The Hathaway Manufacturing company was started in 1888 by a man named Horatio Hathaway who was a China trader that worked primarily in whaling in the Pacific. Originally the company was in cotton milling but this proved not very profitable after World War I, so it was sold to a man named Seabury Stanton who put substantial investment into the company to keep it going. After the Great Depression, the company hit a boom period and did very well, merging with Berkshire Fine Spinning Associates - a milling company in the 1950s. The owner of the company, Seabury was not much of an investment mogul and his shy tactics were soon seen as the cause for a large scaling back and loss of the company’s profitability.
In 1962, Warren Buffet began to buy shares in the company and by ’63, he and his associates owed a huge block of the stocks in the company and began to take more interest in the company. Buffet initiated a hostile takeover of the company and changed the management of the company to something that was more suited to his style. He paid the executives of the company very well and allowed them to buy shares in the company but never offered them stock options at all. At this point, the shares of Berkshire Hathaway were up to $18.00 each, up from the $15.00 average that Buffet had bought them at.

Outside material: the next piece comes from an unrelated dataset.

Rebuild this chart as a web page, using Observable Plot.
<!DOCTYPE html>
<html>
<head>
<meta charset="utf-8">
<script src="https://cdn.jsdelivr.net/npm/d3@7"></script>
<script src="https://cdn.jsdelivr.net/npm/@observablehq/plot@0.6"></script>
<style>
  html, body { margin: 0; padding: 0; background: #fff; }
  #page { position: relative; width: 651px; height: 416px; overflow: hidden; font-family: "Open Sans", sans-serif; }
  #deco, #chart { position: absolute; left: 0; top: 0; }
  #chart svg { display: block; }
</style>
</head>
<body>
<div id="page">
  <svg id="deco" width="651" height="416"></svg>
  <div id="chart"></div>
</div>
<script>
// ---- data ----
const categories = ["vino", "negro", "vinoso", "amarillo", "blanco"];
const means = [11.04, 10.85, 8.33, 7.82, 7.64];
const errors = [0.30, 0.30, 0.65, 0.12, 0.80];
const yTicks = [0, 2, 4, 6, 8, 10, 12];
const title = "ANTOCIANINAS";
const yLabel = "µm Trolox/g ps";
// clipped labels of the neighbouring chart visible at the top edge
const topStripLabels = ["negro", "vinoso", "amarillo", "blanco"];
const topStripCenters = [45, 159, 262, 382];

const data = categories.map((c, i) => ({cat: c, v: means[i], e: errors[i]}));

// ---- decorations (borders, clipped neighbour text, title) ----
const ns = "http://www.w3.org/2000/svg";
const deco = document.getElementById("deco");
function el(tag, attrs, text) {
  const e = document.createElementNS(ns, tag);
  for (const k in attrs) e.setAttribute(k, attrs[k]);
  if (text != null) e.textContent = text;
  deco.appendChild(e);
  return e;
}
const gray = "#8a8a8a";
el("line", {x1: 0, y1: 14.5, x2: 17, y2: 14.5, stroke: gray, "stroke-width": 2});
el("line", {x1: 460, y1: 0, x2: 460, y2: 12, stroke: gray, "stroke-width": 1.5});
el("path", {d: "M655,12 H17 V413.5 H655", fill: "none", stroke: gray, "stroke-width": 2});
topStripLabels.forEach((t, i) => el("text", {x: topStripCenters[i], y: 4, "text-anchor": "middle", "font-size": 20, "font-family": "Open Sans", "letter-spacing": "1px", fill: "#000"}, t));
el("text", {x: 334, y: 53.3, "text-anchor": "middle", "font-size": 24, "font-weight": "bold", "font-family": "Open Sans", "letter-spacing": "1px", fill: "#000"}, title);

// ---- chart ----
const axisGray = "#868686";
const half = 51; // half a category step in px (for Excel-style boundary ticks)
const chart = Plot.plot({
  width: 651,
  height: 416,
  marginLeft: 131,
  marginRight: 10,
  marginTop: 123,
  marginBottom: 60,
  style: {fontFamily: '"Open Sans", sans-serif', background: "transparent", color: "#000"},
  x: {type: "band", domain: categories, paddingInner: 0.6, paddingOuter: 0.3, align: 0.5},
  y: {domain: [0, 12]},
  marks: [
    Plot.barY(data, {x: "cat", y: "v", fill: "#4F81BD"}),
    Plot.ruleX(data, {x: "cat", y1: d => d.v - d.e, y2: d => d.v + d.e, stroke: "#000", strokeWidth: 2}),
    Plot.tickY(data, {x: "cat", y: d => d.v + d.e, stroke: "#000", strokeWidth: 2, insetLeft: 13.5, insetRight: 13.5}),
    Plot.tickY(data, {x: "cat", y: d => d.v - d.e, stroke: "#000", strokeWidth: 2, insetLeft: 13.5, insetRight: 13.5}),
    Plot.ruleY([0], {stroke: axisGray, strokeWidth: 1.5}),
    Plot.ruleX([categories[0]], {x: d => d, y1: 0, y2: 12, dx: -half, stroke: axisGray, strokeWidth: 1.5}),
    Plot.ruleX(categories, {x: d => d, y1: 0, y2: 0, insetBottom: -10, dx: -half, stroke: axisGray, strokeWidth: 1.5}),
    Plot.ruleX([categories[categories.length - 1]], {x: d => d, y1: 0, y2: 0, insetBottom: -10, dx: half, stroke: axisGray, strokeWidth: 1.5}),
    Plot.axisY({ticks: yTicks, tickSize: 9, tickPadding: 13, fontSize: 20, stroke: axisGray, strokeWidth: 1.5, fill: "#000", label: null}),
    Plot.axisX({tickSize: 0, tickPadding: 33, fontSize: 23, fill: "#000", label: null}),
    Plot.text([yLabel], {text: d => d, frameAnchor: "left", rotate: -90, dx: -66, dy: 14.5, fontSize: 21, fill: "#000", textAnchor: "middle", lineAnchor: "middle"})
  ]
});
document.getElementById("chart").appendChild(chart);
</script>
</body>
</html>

In 1967, Buffet got the company involved in the insurance business buy purchasing two Nebraska insurance companies - National Fire and Maine Insurance. This would pave the way for the company to eventually acquire GEICO insurance along with other insurance companies in the eighties. The acquisition of GEICO was a huge boon to Buffet’s holdings, and through it all, his policy of holding the stock options for the companies he purchased through Berkshire Hathaway began to net him more than a little profit.
Part of the reason that Berkshire Hathaway is so successful and expensive as a stock and useful to Buffet as an investment vehicle is the fact that Buffet has never paid dividends on the stock, and never once allowed the stock to split, thus the stock continues to grow in value as Buffet continues to manage the major moves of his holding companies and play his cards close to his chest, allowing only a very few choice investors to even get involved with his businesses.